Wednesday, January 23, 2013

Wash Had to Die

My father is a regular reader of the website Slice of SciFi and he always lets me know when something comes up that I will find interesting or entertaining.  A couple of weeks ago her found an article about a grad student who thought he could prove that Wash should not have died in the film Serenity.  Being a bit of a science and math nerd my own self I was excited to see what his conclusion was.

Here's his basic idea..."What if the Reaver spear couldn't possibly have made it through the forward windows of Serenity?"   The rest of the article is here for your consideration.  Feel free to follow the link above on over to the article at Slice of SciFi and add a comment if the moods strikes you.  I'll give you the text here as well.

First Hill had to understand what modern spacecraft use. Certainly they have windows just as Captain Mal's Serenity does, but how thick are they and what protection do they provide from the harsh vacuum of space?

Hill is quick to point out that, within Earth orbit, space debris, no matter how small, still travels at approximately 9,000 meters per second. Which brought Hill to the following important scientific fact -- "Shuttles today are outfitted with shielding to prevent such disasters, and feature two-and-a-half-inch thick windows."

Next we need an example of what happens when a ship's window is damaged by debris in the vacuum of space. In this case, Hill selected an occasion wherein a paint fleck struck a window of a ship in flight to an international space station. The fleck caused damage that looked like the indentation of a "sort of miniaturized plate." Hill estimates the fleck caused "5,000 pounds per square inch impact, creating more than enough damage to warrant a window replacement." Yikes!

Now we need to estimate. So Hill eyeballed Wash's death scene repeatedly and concluded that "If Reavers shoot spears slow enough to be dodged (which they do), the spear that kills Wash can't be moving much faster than a Major League fast-ball, putting the upper limit on speed around 100 miles per hour (45 m/s). 

This is orders of magnitude slower than the hypervelocity impacts that a shuttle deals with, but the spear is thousands of times more massive than a fleck of paint. Assuming it's fashioned out of a metal, and given its size, I'd guess it's around 100-200 pounds (45-90 kg)."

Our short translation for that is "Uh-oh." But Hill's not done yet. He adds, "Kinetic energy is easy enough to calculate, as is pressure. The kinetic energy of a moving object is one-half of its mass multiplied by the square of its velocity. This equation gives the Reaver spear a frightening 101,250 newtons of force at the low end. The pressure exerted by the spear is then equal to the force divided by the area it is acting on. Making the tip of the spear the size of a US quarter, the resulting pressure is a ludicrous 31,800 psi."

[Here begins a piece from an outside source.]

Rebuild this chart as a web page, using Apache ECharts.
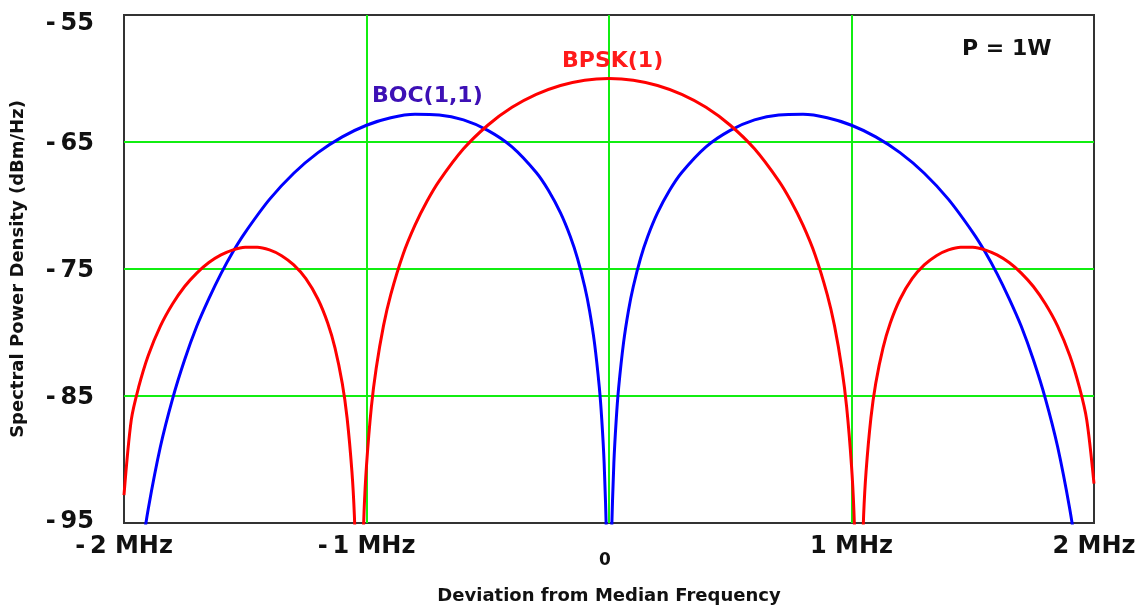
<!DOCTYPE html>
<html>
<head>
<meta charset="utf-8">
<title>BPSK(1) / BOC(1,1)</title>
<script src="https://cdn.jsdelivr.net/npm/echarts@6/dist/echarts.min.js"></script>
<style>
    html, body { margin: 0; padding: 0; background: #fff; }
    #divChart { width: 1138px; height: 607px; }
</style>
</head>
<body>
<div id="divChart"></div>
<script>
// 数据
var xTicks = [-2, -1, 0, 1, 2];
var yTicks = [-95, -85, -75, -65, -55];

// BPSK(1) 曲线：频偏 MHz / dBm/Hz（低于 -95 的部分被图框裁掉）
var bpskFreq = [-2.0, -1.97, -1.94, -1.9, -1.85, -1.8, -1.75, -1.7, -1.65, -1.6,
    -1.55, -1.5, -1.45, -1.4, -1.35, -1.3, -1.25, -1.2, -1.16, -1.13,
    -1.1, -1.08, -1.06, -1.05, -1.04, -1.03, -1.02, -1.01, -1.0, -0.98,
    -0.96, -0.93, -0.9, -0.85, -0.8, -0.75, -0.7, -0.6, -0.5, -0.4,
    -0.3, -0.2, -0.1, 0, 0.1, 0.2, 0.3, 0.4, 0.5, 0.6,
    0.7, 0.75, 0.8, 0.85, 0.9, 0.93, 0.96, 0.98, 1.0, 1.01,
    1.02, 1.03, 1.04, 1.05, 1.06, 1.08, 1.1, 1.13, 1.16, 1.2,
    1.25, 1.3, 1.35, 1.4, 1.45, 1.5, 1.55, 1.6, 1.65, 1.7,
    1.75, 1.8, 1.85, 1.9, 1.94, 1.97, 2.0];
var bpskDb = [-92.8, -86.88, -84.33, -81.81, -79.5, -77.76, -76.38, -75.32, -74.49, -73.89,
    -73.49, -73.29, -73.28, -73.5, -73.95, -74.68, -75.76, -77.38, -79.25, -81.21,
    -84.0, -86.73, -90.97, -94.4, -100.3, -110, -100.2, -94.09, -90.48, -85.88,
    -82.82, -79.48, -77.01, -73.89, -71.55, -69.65, -68.06, -65.54, -63.68, -62.27,
    -61.25, -60.55, -60.13, -60.0, -60.13, -60.55, -61.25, -62.27, -63.68, -65.54,
    -68.06, -69.65, -71.55, -73.89, -77.01, -79.48, -82.82, -85.88, -90.48, -94.09,
    -100.2, -110, -100.3, -94.4, -90.97, -86.73, -84.0, -81.21, -79.25, -77.38,
    -75.76, -74.68, -73.95, -73.5, -73.28, -73.29, -73.49, -73.89, -74.49, -75.32,
    -76.38, -77.76, -79.5, -81.81, -84.33, -86.88, -91.9];

// BOC(1,1) 曲线
var bocFreq = [-1.93, -1.9, -1.85, -1.8, -1.75, -1.7, -1.65, -1.6, -1.55, -1.5,
    -1.4, -1.3, -1.2, -1.1, -1.0, -0.9, -0.8, -0.7, -0.6, -0.5,
    -0.4, -0.3, -0.25, -0.2, -0.16, -0.13, -0.1, -0.08, -0.06, -0.04,
    -0.03, -0.02, -0.01, -0.005, 0, 0.005, 0.01, 0.02, 0.03, 0.04,
    0.06, 0.08, 0.1, 0.13, 0.16, 0.2, 0.25, 0.3, 0.4, 0.5,
    0.6, 0.7, 0.8, 0.9, 1.0, 1.1, 1.2, 1.3, 1.4, 1.5,
    1.55, 1.6, 1.65, 1.7, 1.75, 1.8, 1.85, 1.9, 1.93];
var bocDb = [-97.6, -93.89, -89.0, -85.24, -82.15, -79.51, -77.33, -75.36, -73.62, -72.11,
    -69.52, -67.46, -65.84, -64.6, -63.68, -63.09, -62.82, -62.87, -63.26, -64.08,
    -65.38, -67.4, -68.8, -70.58, -72.42, -74.16, -76.4, -78.3, -80.8, -84.3,
    -86.8, -90.3, -96.3, -102.4, -110, -102.4, -96.3, -90.3, -86.8, -84.3,
    -80.8, -78.3, -76.4, -74.16, -72.42, -70.58, -68.8, -67.4, -65.38, -64.08,
    -63.26, -62.87, -62.82, -63.09, -63.68, -64.6, -65.84, -67.46, -69.52, -72.11,
    -73.62, -75.36, -77.33, -79.51, -82.15, -85.24, -89.0, -93.89, -97.6];

function toPairs(xs, ys) {
    return xs.map(function (x, i) {
        return [x, ys[i]];
    });
}

var FONT = 'DejaVu Sans';
var tickFont = { fontFamily: FONT, fontWeight: 'bold', fontSize: 24, color: '#111' };
var myChart = echarts.init(document.getElementById('divChart'));

var option = {
    animation: false,
    backgroundColor: '#fff',
    grid: {
        left: 124, right: 44, top: 15, bottom: 84,
        outerBoundsMode: 'none',
        containLabel: false,
        show: true,
        borderColor: '#333',
        borderWidth: 2
    },
    xAxis: {
        type: 'value',
        min: xTicks[0],
        max: xTicks[xTicks.length - 1],
        interval: 1,
        name: 'Deviation from Median Frequency',
        nameLocation: 'middle',
        nameGap: 64,
        nameTextStyle: { fontFamily: FONT, fontWeight: 'bold', fontSize: 18, color: '#111' },
        axisLine: { show: false },
        axisTick: { show: false },
        splitLine: {
            show: true,
            showMinLine: false,
            showMaxLine: false,
            lineStyle: { color: '#11ee11', width: 2 }
        },
        axisLabel: {
            margin: 12,
            fontFamily: FONT,
            fontWeight: 'bold',
            fontSize: 24,
            color: '#111',
            formatter: function (v) {
                if (v === 0) return '{z|0}';
                return (v < 0 ? '-\u2009' + (-v) : '' + v) + ' MHz';
            },
            rich: {
                z: { fontFamily: FONT, fontWeight: 'bold', fontSize: 17, color: '#111', padding: [17, 8, 0, 0] }
            }
        }
    },
    yAxis: {
        type: 'value',
        min: yTicks[0],
        max: yTicks[yTicks.length - 1],
        interval: 10,
        name: 'Spectral Power Density (dBm/Hz)',
        nameLocation: 'middle',
        nameGap: 97,
        nameTextStyle: { fontFamily: FONT, fontWeight: 'bold', fontSize: 18, color: '#111' },
        axisLine: { show: false },
        axisTick: { show: false },
        splitLine: {
            show: true,
            showMinLine: false,
            showMaxLine: false,
            lineStyle: { color: '#11ee11', width: 2 }
        },
        axisLabel: {
            margin: 30,
            fontFamily: FONT,
            fontWeight: 'bold',
            fontSize: 24,
            color: '#111',
            formatter: function (v) {
                var s = '-\u2009' + Math.abs(v);
                if (v === yTicks[yTicks.length - 1]) return '{top|' + s + '}';
                if (v === yTicks[0]) return '{bot|' + s + '}';
                return '{mid|' + s + '}';
            },
            rich: {
                top: Object.assign({ padding: [17, 0, 0, 0] }, tickFont),
                mid: Object.assign({ padding: [4, 0, 0, 0] }, tickFont),
                bot: Object.assign({ padding: [0, 0, 3, 0] }, tickFont)
            }
        }
    },
    series: [{
        name: 'BOC(1,1)',
        type: 'line',
        data: toPairs(bocFreq, bocDb),
        showSymbol: false,
        smooth: 0.3,
        clip: true,
        lineStyle: { color: '#0000ff', width: 3 },
        z: 3
    }, {
        name: 'BPSK(1)',
        type: 'line',
        data: toPairs(bpskFreq, bpskDb),
        showSymbol: false,
        smooth: 0.3,
        clip: true,
        lineStyle: { color: '#ff0000', width: 3 },
        z: 4
    }],
    graphic: [{
        type: 'text', left: 962, top: 38, z: 10,
        style: { text: 'P = 1W', fontFamily: FONT, fontWeight: 'bold', fontSize: 22, fill: '#111' }
    }, {
        type: 'text', left: 372, top: 85, z: 10,
        style: { text: 'BOC(1,1)', fontFamily: FONT, fontWeight: 'bold', fontSize: 22, fill: '#3d10b5' }
    }, {
        type: 'text', left: 562, top: 50, z: 10,
        style: { text: 'BPSK(1)', fontFamily: FONT, fontWeight: 'bold', fontSize: 22, fill: '#ff1a1a' }
    }]
};
myChart.setOption(option);
</script>
</body>
</html>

Conclusion? "This is over six times the force of the largest recorded impact to a space shuttle window, and almost four times the maximum pressure a shuttle window can take before deforming and failing."

Hill's ultimate conclusion almost isn't necessary, but, for the sake of finality, he revealed, "Wash didn't stand a chance."

As I sat pondering the science and math behind this analysis I thought, "I bet Joss Whedon could've told you that and saved you a bunch of work.  Because he knows sci-fi fans will call you on something like this if they can."  Wash never stood a chance.

A few seconds later another thought hit me.  Remember the guy in Florida who got whacked out of his brain and started eating people's faces.  The guy they said bath salts had turned into a zombie?  Couldn't have been more wrong.  He didn't become a zombie.  He was still alive.  He became a REAVER.  There's a thought that will keep you up at night.